Reproduce the listing below exactly, minus its pictures.
— start —
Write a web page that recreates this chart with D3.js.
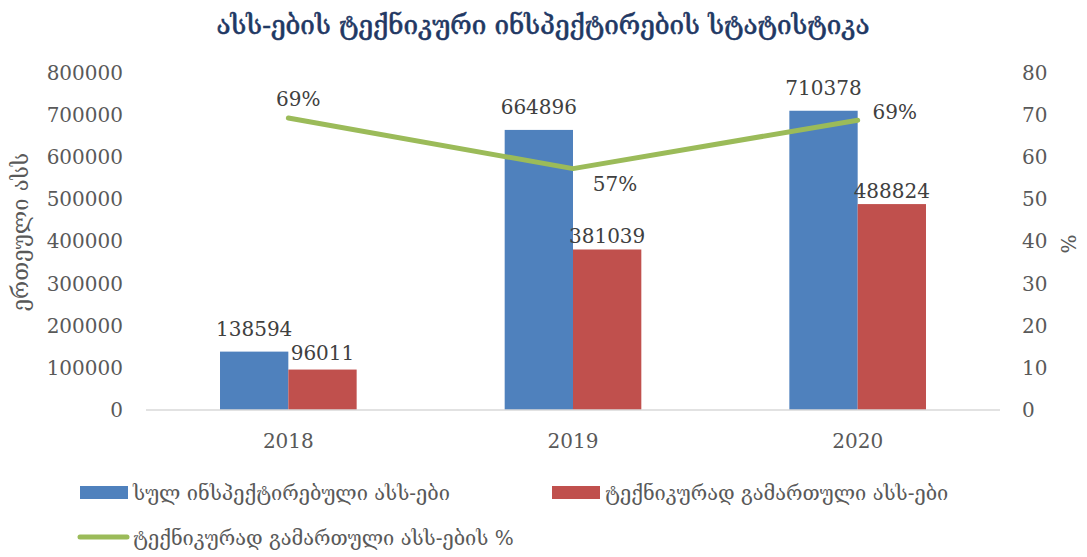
<!DOCTYPE html>
<html>
<head>
<meta charset="utf-8">
<script src="https://cdn.jsdelivr.net/npm/d3@7"></script>
<style>
  body { margin: 0; background: #fff; }
  text { font-family: "DejaVu Serif", "DejaVu Sans", serif; }
</style>
</head>
<body>
<div class="graph"></div>
<script>
// chart data
const years = ["2018", "2019", "2020"];
const totalInspected = [138594, 664896, 710378];
const technicallyOk = [96011, 381039, 488824];
const okPercent = [69.3, 57.3, 68.8];
const percentLabels = ["69%", "57%", "69%"];
const leftTicks = [0, 100000, 200000, 300000, 400000, 500000, 600000, 700000, 800000];
const rightTicks = [0, 10, 20, 30, 40, 50, 60, 70, 80];

const seriesNames = [
    "სულ ინსპექტირებული ასს-ები",
    "ტექნიკურად გამართული ასს-ები",
    "ტექნიკურად გამართული ასს-ების %"
];
const colors = ["#4F81BD", "#C0504D", "#9BBB59"];

function createChart() {
    const dimensions = {
        width: 1087,
        height: 557,
        margins: { top: 73, right: 87, bottom: 147, left: 146 }
    };
    dimensions.boundedWidth = dimensions.width - dimensions.margins.left - dimensions.margins.right;
    dimensions.boundedHeight = dimensions.height - dimensions.margins.top - dimensions.margins.bottom;

    const wrapper = d3.select(".graph")
        .append("svg")
            .attr("width", dimensions.width)
            .attr("height", dimensions.height);

    // title
    wrapper.append("text")
        .attr("x", 543)
        .attr("y", 34)
        .attr("text-anchor", "middle")
        .attr("fill", "#1F3864")
        .attr("stroke", "#1F3864")
        .attr("stroke-width", 0.6)
        .style("font-size", "26px")
        .text("ასს-ების ტექნიკური ინსპექტირების სტატისტიკა");

    const bounds = wrapper.append("g")
        .attr("transform", `translate(${dimensions.margins.left},${dimensions.margins.top})`);

    const xScale = d3.scaleBand()
        .domain(years)
        .range([0, dimensions.boundedWidth])
        .paddingInner(0.52)
        .paddingOuter(0.26);

    const yScale = d3.scaleLinear()
        .domain([0, 800000])
        .range([dimensions.boundedHeight, 0]);

    const pScale = d3.scaleLinear()
        .domain([0, 80])
        .range([dimensions.boundedHeight, 0]);

    const barWidth = xScale.bandwidth() / 2;

    // bars
    const barSeries = [totalInspected, technicallyOk];
    const labelLift = [16, 6];
    barSeries.forEach((values, s) => {
        bounds.append("g").selectAll("rect")
            .data(values)
            .join("rect")
                .attr("x", (d, i) => xScale(years[i]) + s * barWidth)
                .attr("y", d => yScale(d))
                .attr("width", barWidth)
                .attr("height", d => dimensions.boundedHeight - yScale(d))
                .attr("fill", colors[s]);

        bounds.append("g").selectAll("text")
            .data(values)
            .join("text")
                .attr("x", (d, i) => xScale(years[i]) + s * barWidth + barWidth / 2)
                .attr("y", (d, i) => yScale(d) - (s === 1 && i === 0 ? 10 : labelLift[s]))
                .attr("text-anchor", "middle")
                .attr("fill", "#404040")
                .style("font-size", "20px")
                .text(d => d);
    });

    // baseline
    bounds.append("line")
        .attr("x1", 0)
        .attr("x2", dimensions.boundedWidth)
        .attr("y1", dimensions.boundedHeight)
        .attr("y2", dimensions.boundedHeight)
        .attr("stroke", "#D9D9D9")
        .attr("stroke-width", 1.5);

    // percent line
    const center = y => xScale(y) + xScale.bandwidth() / 2;
    const lineGenerator = d3.line()
        .x((d, i) => center(years[i]))
        .y(d => pScale(d));
    bounds.append("path")
        .attr("d", lineGenerator(okPercent))
        .attr("fill", "none")
        .attr("stroke", colors[2])
        .attr("stroke-width", 5)
        .attr("stroke-linecap", "round")
        .attr("stroke-linejoin", "round");

    // percent labels (offsets like excel's auto placement)
    const labelOffsets = [[10, -12], [42, 22], [37, -1]];
    bounds.append("g").selectAll("text")
        .data(okPercent)
        .join("text")
            .attr("x", (d, i) => center(years[i]) + labelOffsets[i][0])
            .attr("y", (d, i) => pScale(d) + labelOffsets[i][1])
            .attr("text-anchor", "middle")
            .attr("fill", "#404040")
            .style("font-size", "20px")
            .text((d, i) => percentLabels[i]);

    // axes
    const axisStyle = g => {
        g.select(".domain").remove();
        g.selectAll(".tick line").remove();
        g.selectAll("text")
            .attr("fill", "#595959")
            .style("font-size", "20px")
            .style("font-family", "DejaVu Serif, serif");
    };

    bounds.append("g")
        .call(d3.axisLeft(yScale).tickValues(leftTicks).tickFormat(d3.format("d")).tickSize(0).tickPadding(23))
        .call(axisStyle);

    bounds.append("g")
        .attr("transform", `translate(${dimensions.boundedWidth},0)`)
        .call(d3.axisRight(pScale).tickValues(rightTicks).tickSize(0).tickPadding(22))
        .call(axisStyle);

    bounds.append("g")
        .attr("transform", `translate(0,${dimensions.boundedHeight})`)
        .call(d3.axisBottom(xScale).tickSize(0).tickPadding(24))
        .call(axisStyle);

    // axis titles
    wrapper.append("text")
        .attr("transform", "translate(28,232) rotate(-90)")
        .attr("text-anchor", "middle")
        .attr("fill", "#595959")
        .style("font-size", "22px")
        .text("ერთეული ასს");

    wrapper.append("text")
        .attr("transform", "translate(1076,244) rotate(-90)")
        .attr("text-anchor", "middle")
        .attr("fill", "#595959")
        .style("font-size", "20px")
        .text("%");

    // legend
    const legend = wrapper.append("g");
    const legendItems = [
        { x: 80, y: 492, type: "rect" },
        { x: 552, y: 492, type: "rect" },
        { x: 80, y: 537, type: "line" }
    ];
    legendItems.forEach((item, i) => {
        if (item.type === "rect") {
            legend.append("rect")
                .attr("x", item.x)
                .attr("y", item.y - 6)
                .attr("width", 48)
                .attr("height", 13)
                .attr("fill", colors[i]);
        } else {
            legend.append("line")
                .attr("x1", item.x)
                .attr("x2", item.x + 47)
                .attr("y1", item.y)
                .attr("y2", item.y)
                .attr("stroke", colors[i])
                .attr("stroke-width", 5)
                .attr("stroke-linecap", "round");
        }
        legend.append("text")
            .attr("x", item.x + 53)
            .attr("y", item.y + 8)
            .attr("fill", "#595959")
            .style("font-size", "20px")
            .text(seriesNames[i]);
    });
}

createChart();
</script>
</body>
</html>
— end —
» **Complete output**
Write a web page that recreates this chart with D3.js.
<!DOCTYPE html>
<html>
<head>
<meta charset="utf-8">
<script src="https://cdn.jsdelivr.net/npm/d3@7"></script>
<style>
  body { margin: 0; background: #fff; }
  text { font-family: "DejaVu Serif", "DejaVu Sans", serif; }
</style>
</head>
<body>
<div class="graph"></div>
<script>
// chart data
const years = ["2018", "2019", "2020"];
const totalInspected = [138594, 664896, 710378];
const technicallyOk = [96011, 381039, 488824];
const okPercent = [69.3, 57.3, 68.8];
const percentLabels = ["69%", "57%", "69%"];
const leftTicks = [0, 100000, 200000, 300000, 400000, 500000, 600000, 700000, 800000];
const rightTicks = [0, 10, 20, 30, 40, 50, 60, 70, 80];

const seriesNames = [
    "სულ ინსპექტირებული ასს-ები",
    "ტექნიკურად გამართული ასს-ები",
    "ტექნიკურად გამართული ასს-ების %"
];
const colors = ["#4F81BD", "#C0504D", "#9BBB59"];

function createChart() {
    const dimensions = {
        width: 1087,
        height: 557,
        margins: { top: 73, right: 87, bottom: 147, left: 146 }
    };
    dimensions.boundedWidth = dimensions.width - dimensions.margins.left - dimensions.margins.right;
    dimensions.boundedHeight = dimensions.height - dimensions.margins.top - dimensions.margins.bottom;

    const wrapper = d3.select(".graph")
        .append("svg")
            .attr("width", dimensions.width)
            .attr("height", dimensions.height);

    // title
    wrapper.append("text")
        .attr("x", 543)
        .attr("y", 34)
        .attr("text-anchor", "middle")
        .attr("fill", "#1F3864")
        .attr("stroke", "#1F3864")
        .attr("stroke-width", 0.6)
        .style("font-size", "26px")
        .text("ასს-ების ტექნიკური ინსპექტირების სტატისტიკა");

    const bounds = wrapper.append("g")
        .attr("transform", `translate(${dimensions.margins.left},${dimensions.margins.top})`);

    const xScale = d3.scaleBand()
        .domain(years)
        .range([0, dimensions.boundedWidth])
        .paddingInner(0.52)
        .paddingOuter(0.26);

    const yScale = d3.scaleLinear()
        .domain([0, 800000])
        .range([dimensions.boundedHeight, 0]);

    const pScale = d3.scaleLinear()
        .domain([0, 80])
        .range([dimensions.boundedHeight, 0]);

    const barWidth = xScale.bandwidth() / 2;

    // bars
    const barSeries = [totalInspected, technicallyOk];
    const labelLift = [16, 6];
    barSeries.forEach((values, s) => {
        bounds.append("g").selectAll("rect")
            .data(values)
            .join("rect")
                .attr("x", (d, i) => xScale(years[i]) + s * barWidth)
                .attr("y", d => yScale(d))
                .attr("width", barWidth)
                .attr("height", d => dimensions.boundedHeight - yScale(d))
                .attr("fill", colors[s]);

        bounds.append("g").selectAll("text")
            .data(values)
            .join("text")
                .attr("x", (d, i) => xScale(years[i]) + s * barWidth + barWidth / 2)
                .attr("y", (d, i) => yScale(d) - (s === 1 && i === 0 ? 10 : labelLift[s]))
                .attr("text-anchor", "middle")
                .attr("fill", "#404040")
                .style("font-size", "20px")
                .text(d => d);
    });

    // baseline
    bounds.append("line")
        .attr("x1", 0)
        .attr("x2", dimensions.boundedWidth)
        .attr("y1", dimensions.boundedHeight)
        .attr("y2", dimensions.boundedHeight)
        .attr("stroke", "#D9D9D9")
        .attr("stroke-width", 1.5);

    // percent line
    const center = y => xScale(y) + xScale.bandwidth() / 2;
    const lineGenerator = d3.line()
        .x((d, i) => center(years[i]))
        .y(d => pScale(d));
    bounds.append("path")
        .attr("d", lineGenerator(okPercent))
        .attr("fill", "none")
        .attr("stroke", colors[2])
        .attr("stroke-width", 5)
        .attr("stroke-linecap", "round")
        .attr("stroke-linejoin", "round");

    // percent labels (offsets like excel's auto placement)
    const labelOffsets = [[10, -12], [42, 22], [37, -1]];
    bounds.append("g").selectAll("text")
        .data(okPercent)
        .join("text")
            .attr("x", (d, i) => center(years[i]) + labelOffsets[i][0])
            .attr("y", (d, i) => pScale(d) + labelOffsets[i][1])
            .attr("text-anchor", "middle")
            .attr("fill", "#404040")
            .style("font-size", "20px")
            .text((d, i) => percentLabels[i]);

    // axes
    const axisStyle = g => {
        g.select(".domain").remove();
        g.selectAll(".tick line").remove();
        g.selectAll("text")
            .attr("fill", "#595959")
            .style("font-size", "20px")
            .style("font-family", "DejaVu Serif, serif");
    };

    bounds.append("g")
        .call(d3.axisLeft(yScale).tickValues(leftTicks).tickFormat(d3.format("d")).tickSize(0).tickPadding(23))
        .call(axisStyle);

    bounds.append("g")
        .attr("transform", `translate(${dimensions.boundedWidth},0)`)
        .call(d3.axisRight(pScale).tickValues(rightTicks).tickSize(0).tickPadding(22))
        .call(axisStyle);

    bounds.append("g")
        .attr("transform", `translate(0,${dimensions.boundedHeight})`)
        .call(d3.axisBottom(xScale).tickSize(0).tickPadding(24))
        .call(axisStyle);

    // axis titles
    wrapper.append("text")
        .attr("transform", "translate(28,232) rotate(-90)")
        .attr("text-anchor", "middle")
        .attr("fill", "#595959")
        .style("font-size", "22px")
        .text("ერთეული ასს");

    wrapper.append("text")
        .attr("transform", "translate(1076,244) rotate(-90)")
        .attr("text-anchor", "middle")
        .attr("fill", "#595959")
        .style("font-size", "20px")
        .text("%");

    // legend
    const legend = wrapper.append("g");
    const legendItems = [
        { x: 80, y: 492, type: "rect" },
        { x: 552, y: 492, type: "rect" },
        { x: 80, y: 537, type: "line" }
    ];
    legendItems.forEach((item, i) => {
        if (item.type === "rect") {
            legend.append("rect")
                .attr("x", item.x)
                .attr("y", item.y - 6)
                .attr("width", 48)
                .attr("height", 13)
                .attr("fill", colors[i]);
        } else {
            legend.append("line")
                .attr("x1", item.x)
                .attr("x2", item.x + 47)
                .attr("y1", item.y)
                .attr("y2", item.y)
                .attr("stroke", colors[i])
                .attr("stroke-width", 5)
                .attr("stroke-linecap", "round");
        }
        legend.append("text")
            .attr("x", item.x + 53)
            .attr("y", item.y + 8)
            .attr("fill", "#595959")
            .style("font-size", "20px")
            .text(seriesNames[i]);
    });
}

createChart();
</script>
</body>
</html>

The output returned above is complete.